Game sizes and table sizes
Ash gives several suggested game scales:
- 15 points: small game / kitchen table mode
- 30 points: average game
- 60 points: huge battle
Suggested table sizes include:
- 2×2 for kitchen table mode
- 4×3 or 4×4 for standard play
- 6×4 for larger battles
He likes that the book gives advice for scaling play from small games to large battles.
Command boards
Ash identifies command boards as the second major modernisation and one of the cleverest parts of the game.
Each faction has a command board that provides special abilities and buffs. He compares the feel to Warcry’s ability dice system. During the command phase, players roll a pool of six dice. They can keep dice from a previous turn or discard them, then assign dice to numbered slots on the command board.
Those dice fuel abilities. His example is Charge Shields: spending a die result of 1 when activating a ship or squadron lets it regain all lost shields.
This creates a rotating tactical hand of options. You may not always roll the exact die result you want, so there is uncertainty and adaptation.
Commanders
The fleet commander matters.
Ash says if the fleet commander’s ship is destroyed, the player’s command dice pool is reduced. He is not certain whether it drops to four or three dice, but the idea is that losing central command makes coordination harder for the remaining captains.
He likes this because it adds narrative and mechanical weight without adding lots of tracking.
Factions
The game has nine factions, and each has its own command board. Ash says the factions map onto the kinds of archetypes players would expect from a Battlefleet Gothic-like game.
The implication is that if players have old Gothic-style fleets, Grimdark space fleets, Star Wars-like fleets, Battlestar Galactica-style fleets, or homebrew sci-fi forces, they can probably find a faction profile that fits.
Miniature-agnostic appeal
A major strength is that the game is not tied to one official miniature range.
Ash says he has old miniatures he could use, but he plans instead to search Thingiverse and similar sites for 3D-printable spaceship models. He wants to test the game using free or off-brand printed ships.

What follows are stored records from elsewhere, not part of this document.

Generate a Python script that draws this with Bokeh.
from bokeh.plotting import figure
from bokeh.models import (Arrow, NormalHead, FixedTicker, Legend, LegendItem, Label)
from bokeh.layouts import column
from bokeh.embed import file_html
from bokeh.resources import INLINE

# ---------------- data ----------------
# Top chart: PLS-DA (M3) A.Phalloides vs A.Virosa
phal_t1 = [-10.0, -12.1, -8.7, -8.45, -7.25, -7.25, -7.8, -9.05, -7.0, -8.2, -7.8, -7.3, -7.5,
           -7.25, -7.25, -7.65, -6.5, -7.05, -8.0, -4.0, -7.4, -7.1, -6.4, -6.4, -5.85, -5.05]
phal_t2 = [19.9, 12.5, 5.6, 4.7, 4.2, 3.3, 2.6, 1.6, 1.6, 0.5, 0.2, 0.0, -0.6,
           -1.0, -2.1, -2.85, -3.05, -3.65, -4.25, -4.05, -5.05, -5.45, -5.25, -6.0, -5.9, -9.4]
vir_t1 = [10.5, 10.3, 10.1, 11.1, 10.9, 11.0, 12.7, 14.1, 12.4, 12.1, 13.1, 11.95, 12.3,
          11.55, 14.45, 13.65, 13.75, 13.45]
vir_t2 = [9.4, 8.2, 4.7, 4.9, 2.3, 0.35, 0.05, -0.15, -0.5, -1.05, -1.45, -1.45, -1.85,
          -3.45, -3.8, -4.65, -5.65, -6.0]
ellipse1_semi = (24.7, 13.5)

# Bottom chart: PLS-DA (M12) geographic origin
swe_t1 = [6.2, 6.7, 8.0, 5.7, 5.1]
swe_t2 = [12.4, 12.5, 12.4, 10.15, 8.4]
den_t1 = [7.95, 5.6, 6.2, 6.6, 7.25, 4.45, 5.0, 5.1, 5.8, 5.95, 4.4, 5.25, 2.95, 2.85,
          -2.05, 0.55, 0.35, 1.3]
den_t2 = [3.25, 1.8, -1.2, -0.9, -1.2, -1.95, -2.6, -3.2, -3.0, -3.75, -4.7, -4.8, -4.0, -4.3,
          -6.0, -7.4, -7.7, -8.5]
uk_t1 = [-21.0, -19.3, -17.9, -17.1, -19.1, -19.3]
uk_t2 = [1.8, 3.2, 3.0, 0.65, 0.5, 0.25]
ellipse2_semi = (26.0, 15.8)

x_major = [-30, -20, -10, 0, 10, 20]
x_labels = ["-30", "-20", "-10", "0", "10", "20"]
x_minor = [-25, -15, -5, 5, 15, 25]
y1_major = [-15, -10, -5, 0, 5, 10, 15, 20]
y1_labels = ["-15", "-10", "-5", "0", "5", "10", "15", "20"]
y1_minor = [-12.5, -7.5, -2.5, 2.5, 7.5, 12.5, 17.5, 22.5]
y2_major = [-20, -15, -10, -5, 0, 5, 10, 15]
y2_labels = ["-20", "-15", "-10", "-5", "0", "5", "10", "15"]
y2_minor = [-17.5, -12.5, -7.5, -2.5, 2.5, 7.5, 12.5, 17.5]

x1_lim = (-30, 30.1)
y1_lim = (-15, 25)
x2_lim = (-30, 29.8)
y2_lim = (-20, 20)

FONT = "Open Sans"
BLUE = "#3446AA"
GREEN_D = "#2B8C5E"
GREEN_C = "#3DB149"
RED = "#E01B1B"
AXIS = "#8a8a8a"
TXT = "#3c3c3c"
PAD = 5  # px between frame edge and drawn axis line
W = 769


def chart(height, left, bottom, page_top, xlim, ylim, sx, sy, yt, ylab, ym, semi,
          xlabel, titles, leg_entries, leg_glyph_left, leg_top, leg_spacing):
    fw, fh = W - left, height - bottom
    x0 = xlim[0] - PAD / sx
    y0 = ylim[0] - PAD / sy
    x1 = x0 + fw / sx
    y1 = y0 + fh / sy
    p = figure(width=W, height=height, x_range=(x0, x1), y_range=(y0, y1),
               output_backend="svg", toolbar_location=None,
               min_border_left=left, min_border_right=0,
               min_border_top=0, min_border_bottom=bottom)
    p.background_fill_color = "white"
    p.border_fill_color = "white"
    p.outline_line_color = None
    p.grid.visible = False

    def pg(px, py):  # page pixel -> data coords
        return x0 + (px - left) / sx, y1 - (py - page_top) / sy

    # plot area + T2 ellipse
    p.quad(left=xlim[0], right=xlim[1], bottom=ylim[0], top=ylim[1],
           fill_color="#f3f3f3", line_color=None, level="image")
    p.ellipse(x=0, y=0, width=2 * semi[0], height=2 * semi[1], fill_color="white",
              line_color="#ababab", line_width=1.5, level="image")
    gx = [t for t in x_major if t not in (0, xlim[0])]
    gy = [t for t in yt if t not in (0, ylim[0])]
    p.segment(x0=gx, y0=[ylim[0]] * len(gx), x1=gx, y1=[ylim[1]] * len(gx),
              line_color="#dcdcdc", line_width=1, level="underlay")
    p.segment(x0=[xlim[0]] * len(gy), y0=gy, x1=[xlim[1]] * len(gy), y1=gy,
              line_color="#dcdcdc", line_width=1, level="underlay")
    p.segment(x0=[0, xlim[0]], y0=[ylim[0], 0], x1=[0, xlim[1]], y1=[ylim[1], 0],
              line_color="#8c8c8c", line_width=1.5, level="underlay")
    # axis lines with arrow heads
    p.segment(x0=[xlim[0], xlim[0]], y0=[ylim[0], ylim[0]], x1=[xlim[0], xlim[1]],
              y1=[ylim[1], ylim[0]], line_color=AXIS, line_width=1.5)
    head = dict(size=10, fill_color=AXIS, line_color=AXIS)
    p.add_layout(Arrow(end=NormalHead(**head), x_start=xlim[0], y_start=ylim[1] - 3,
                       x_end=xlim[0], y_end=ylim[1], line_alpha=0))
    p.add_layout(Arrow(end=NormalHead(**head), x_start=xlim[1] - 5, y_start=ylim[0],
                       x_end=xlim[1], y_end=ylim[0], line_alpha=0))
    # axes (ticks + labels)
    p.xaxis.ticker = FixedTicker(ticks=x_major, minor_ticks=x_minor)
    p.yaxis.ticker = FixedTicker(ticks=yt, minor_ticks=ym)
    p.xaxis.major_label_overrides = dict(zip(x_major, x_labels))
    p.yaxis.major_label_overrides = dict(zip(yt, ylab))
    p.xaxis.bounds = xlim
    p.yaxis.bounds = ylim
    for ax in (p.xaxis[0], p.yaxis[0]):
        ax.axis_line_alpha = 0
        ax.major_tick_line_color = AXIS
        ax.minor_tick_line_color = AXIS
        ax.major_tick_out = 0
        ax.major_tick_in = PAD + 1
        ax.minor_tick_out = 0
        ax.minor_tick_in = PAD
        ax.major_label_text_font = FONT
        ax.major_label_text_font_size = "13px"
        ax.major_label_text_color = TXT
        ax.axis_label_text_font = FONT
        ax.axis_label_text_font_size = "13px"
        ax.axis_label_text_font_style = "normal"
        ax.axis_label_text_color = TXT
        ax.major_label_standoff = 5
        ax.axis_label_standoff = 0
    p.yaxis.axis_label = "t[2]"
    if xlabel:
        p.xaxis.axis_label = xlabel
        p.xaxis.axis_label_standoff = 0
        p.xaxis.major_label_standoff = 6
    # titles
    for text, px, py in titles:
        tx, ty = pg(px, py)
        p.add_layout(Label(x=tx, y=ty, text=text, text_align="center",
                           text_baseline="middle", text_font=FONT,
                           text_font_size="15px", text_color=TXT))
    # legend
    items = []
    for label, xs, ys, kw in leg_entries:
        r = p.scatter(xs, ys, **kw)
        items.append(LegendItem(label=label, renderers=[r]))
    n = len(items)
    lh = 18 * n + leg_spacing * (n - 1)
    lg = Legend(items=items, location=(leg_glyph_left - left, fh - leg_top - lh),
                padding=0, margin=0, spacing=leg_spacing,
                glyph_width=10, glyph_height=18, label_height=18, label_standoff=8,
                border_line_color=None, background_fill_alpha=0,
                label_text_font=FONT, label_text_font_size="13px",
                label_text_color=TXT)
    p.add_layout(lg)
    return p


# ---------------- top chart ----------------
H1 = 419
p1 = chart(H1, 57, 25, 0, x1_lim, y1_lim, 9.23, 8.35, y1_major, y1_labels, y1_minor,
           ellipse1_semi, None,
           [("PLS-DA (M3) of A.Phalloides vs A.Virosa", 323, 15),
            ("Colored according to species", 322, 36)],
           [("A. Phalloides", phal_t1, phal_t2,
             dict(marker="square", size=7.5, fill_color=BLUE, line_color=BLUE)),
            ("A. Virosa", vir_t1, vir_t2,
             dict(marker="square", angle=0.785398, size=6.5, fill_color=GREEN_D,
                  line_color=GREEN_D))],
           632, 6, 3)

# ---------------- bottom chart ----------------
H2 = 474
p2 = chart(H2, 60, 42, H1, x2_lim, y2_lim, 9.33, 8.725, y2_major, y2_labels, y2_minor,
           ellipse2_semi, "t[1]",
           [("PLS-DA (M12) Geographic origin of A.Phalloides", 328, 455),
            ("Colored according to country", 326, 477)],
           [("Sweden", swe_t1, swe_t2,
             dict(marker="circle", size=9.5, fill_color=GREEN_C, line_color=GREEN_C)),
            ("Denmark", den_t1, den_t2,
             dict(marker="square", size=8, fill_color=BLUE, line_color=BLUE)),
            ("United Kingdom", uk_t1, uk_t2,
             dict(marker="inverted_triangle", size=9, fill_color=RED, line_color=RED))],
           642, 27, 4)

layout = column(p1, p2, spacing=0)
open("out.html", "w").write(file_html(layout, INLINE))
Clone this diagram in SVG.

He also mentions scratch-building and kitbashing. He specifically references the Super Cheap Wargaming Facebook group, where people make fleets out of cheap materials like clothes pins. He says fleets like that would be perfect for Void Admiral.
So the game’s appeal is not just rules. It is also an invitation to use whatever ships you have or can make.
Missions and objectives
Ash says the missions are more modern and more symmetrical than many older space games.
Older Battlefleet Gothic missions were often asymmetrical, such as pursuit, attack, or escort scenarios. Void Admiral still has some of that, including escort-style missions, but the core missions also support more balanced head-to-head play.
He notes that the game includes tournament advice and objective-style scoring using buoys. These work like control points, but he thinks they make more sense in a space game than arbitrary zones because they can represent navigational or strategic objects.
Campaign system
The campaign system sounds lightweight and practical.
Ash says it can be map-based or non-map-based. Players manage a stable of ships, for example a 25-point stable, then choose forces from that pool for individual games. Ships can be damaged, repaired, refitted, destroyed, and gain experience.
He likes that it adds narrative progression without overwhelming the basic tabletop game.
Kitchen table mode
The book includes a dedicated small-table mode for 2×2 play. Ash plans to start there, playing a small game with Jay the following week.
That matters because many fleet games assume large tables. Void Admiral appears to deliberately support smaller, more accessible games.
Final opinion
Ash’s overall reaction is positive.
He says it looks like a fun modern alternative to older spaceship games like Battlefleet Gothic. He also says it could be easily reskinned for other settings, including:
- Star Wars-style battles
- Battlestar Galactica-style battles
- Cylons versus humans
- Grimdark gothic fleets
- homebrew universes
He especially likes:
- less battlefield clutter
- fewer overlaid markers
- simple command-board management
- flexible faction archetypes
- scratch-build and 3D-print compatibility
- modern mission design
- accessible table sizes
Critical takeaways
The review’s main argument is that Void Admiral keeps the feel of older naval space games while removing much of the friction.
It keeps:
- ship classes
- armour
- shields
- arcs/facing assumptions
- fleet identity
- capital ship flavour
- cinematic weapons
- campaign progression
It removes or reduces:
- firepower tables
- torpedo tracking
- blast-marker clutter
- excessive ship-specific rules
- granular upgrade accounting
- heavy component dependency
Best one-line summary
Void Admiral is presented as a clean, modern, miniature-agnostic Battlefleet Gothic-style game that uses broad ship classes, direct dice mechanics, faction command boards, flexible missions, and lightweight campaign rules to make space fleet battles easier to play with old, printed, or scratch-built ships.